If fiscal hawks in Congress are really interested in cutting waste and fat – wouldn’t non-essential personnel seem to be first on the chopping block?  I mean, they are already defined as personnel that’s not really needed …  

Most of all, the tax-paying public doesn’t understand how government workers at all levels can have such a cavalier attitude toward the people paying their salaries and funding their benefits. 

That’s because many in the public still think government employees are public servants, when the reality is exactly the opposite.

More often than not, we now serve the government.  At least that seems to be the attitude of those in government – we exist as a funding mechanism and source of political currency.   

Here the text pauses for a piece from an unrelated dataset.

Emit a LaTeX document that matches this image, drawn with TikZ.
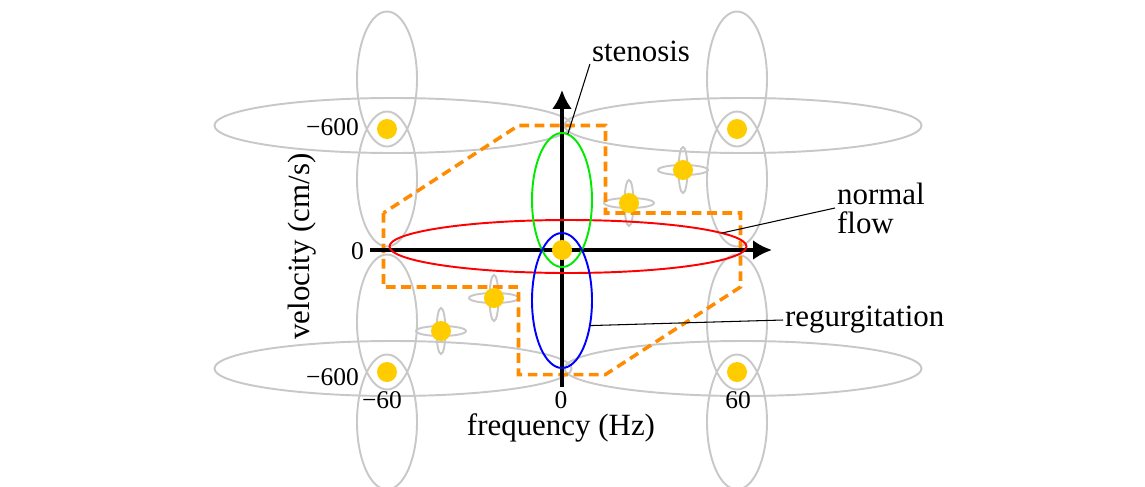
\documentclass[tikz,border=0pt]{standalone}
\usepackage{fontspec}
\setmainfont{Liberation Serif}
\usepackage{xcolor}
\usetikzlibrary{arrows.meta, shapes.geometric, positioning}
\definecolor{spotyellow}{RGB}{255,204,0}
\definecolor{dashorange}{RGB}{255,140,0}
\definecolor{ghostgray}{RGB}{200,200,200}
\definecolor{stengreen}{RGB}{0,235,0}

\begin{document}
\begin{tikzpicture}[>={Latex[length=10.8pt,width=11.4pt]},
    ghost/.style={draw=ghostgray, line width=1.1pt},
    flowell/.style={ellipse, draw, line width=1.1pt, inner sep=0pt, outer sep=0pt},
    spot/.style={fill=spotyellow},
    lbl/.style={font=\fontsize{17.6}{16.5}\selectfont, inner sep=1pt},
    ticklbl/.style={font=\fontsize{14.5}{16}\selectfont, inner sep=1pt}]
    \useasboundingbox (-11.24,-4.72) rectangle (11.66,5.0);

    % Các elip mờ quanh các điểm chồng phổ
    \foreach \a/\b in {-3.5/2.42, 3.5/2.42, -3.5/-2.44, 3.5/-2.44} {
        \draw[ghost] (\a+0.12,\b+0.07) ellipse (3.57 and 0.55);
        \draw[ghost] (\a,\b+1) ellipse (0.6 and 1.35);
        \draw[ghost] (\a,\b-1) ellipse (0.6 and 1.35);
    }
    \foreach \a/\b in {2.42/1.6, 1.34/0.94, -1.36/-0.96, -2.42/-1.62} {
        \draw[ghost] (\a,\b) ellipse (0.5 and 0.1);
        \draw[ghost] (\a,\b) ellipse (0.09 and 0.46);
    }

    % Đường nét đứt
    \draw[dashorange, line width=2pt, dash pattern=on 5.5pt off 3.2pt]
        (-3.57,0.74) -- (-3.57,-0.74) -- (-0.87,-0.74) -- (-0.87,-2.49)
        -- (0.87,-2.49) -- (3.57,-0.74) -- (3.57,0.74) -- (0.87,0.74)
        -- (0.87,2.49) -- (-0.87,2.49) -- cycle;

    % Hệ trục
    \draw[->, line width=2.3pt] (-3.84,0) -- (4.2,0);
    \draw[->, line width=2.3pt] (0,-2.74) -- (0,3.2);

    % Các elip dòng chảy
    \node[flowell, draw=red, minimum width=7.14cm, minimum height=1.06cm] (normal) at (0.12,0.07) {};
    \node[flowell, draw=stengreen, minimum width=1.2cm, minimum height=2.68cm] (sten) at (0,1.0) {};
    \node[flowell, draw=blue, minimum width=1.2cm, minimum height=2.7cm] (regurg) at (0,-1.01) {};

    % Các điểm
    \foreach \a/\b in {0/0, -3.5/2.42, 3.5/2.42, -3.5/-2.44, 3.5/-2.44,
                       2.42/1.6, 1.34/0.94, -1.36/-0.96, -2.42/-1.62} {
        \fill[spot] (\a,\b) circle (0.2);
    }

    % Nhãn trục
    \node[ticklbl] (x0) at (-0.02,-3.0) {0};
    \node[ticklbl] (xm60) at (-3.6,-3.0) {−60};
    \node[ticklbl] (x60) at (3.52,-3.0) {60};
    \node[ticklbl] (y0) at (-4.09,-0.03) {0};
    \node[ticklbl] (ytop) at (-4.59,2.45) {−600};
    \node[ticklbl] (ybot) at (-4.59,-2.54) {−600};
    \node[lbl] (xlab) at (-0.02,-3.56) {frequency (Hz)};
    \node[lbl, rotate=90] (ylab) at (-5.2,0.07) {velocity (cm/s)};

    % Chú thích
    \node[lbl] (stentxt) at (1.58,3.97) {stenosis};
    \node[lbl, align=left, anchor=west] (normtxt) at (5.46,0.84) {normal\\flow};
    \node[lbl, anchor=west] (regtxt) at (4.42,-1.4) {regurgitation};
    \draw[line width=0.6pt] (stentxt.south west) -- (sten.85);
    \draw[line width=0.6pt] (normtxt.west) -- (normal.5);
    \draw[line width=0.6pt] (regtxt.west) -- (regurg.-42);
\end{tikzpicture}
\end{document}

The Federal bureaucracy doesn’t really care what we think, ever.  Most Presidents appear to care when up for re-election, but actually don’t.  Congress only cares when House or Senate seats are up for grabs; even then, their interest in us is fleeting and passes as soon as the elections are over.  Then it’s back to self-serving business as usual. 

In the end, regardless of political party, what the government wants, it takes from us – our privacy, our personal liberties, the proceeds of our labors and enterprise.   

When it does this without the consent of the governed, we’re just supposed to go along.  Because it’s all for the greater good, right? 

Now I’m not preaching anarchy; I believe in the need for government.  Government can accomplish important, useful, and practical things far beyond the capabilities of individuals.  It can keep order and provide essential services to safeguard the health and well-being of its citizens.  Government can do an enormous amount of good and build things that benefit society as a whole.   

But good government needs to have high standards for integrity and honesty at all levels.  It needs to  remember that it exists only to serve the needs of  those it governs, and not just itself.   

I’m not so sure we have a government like that right now.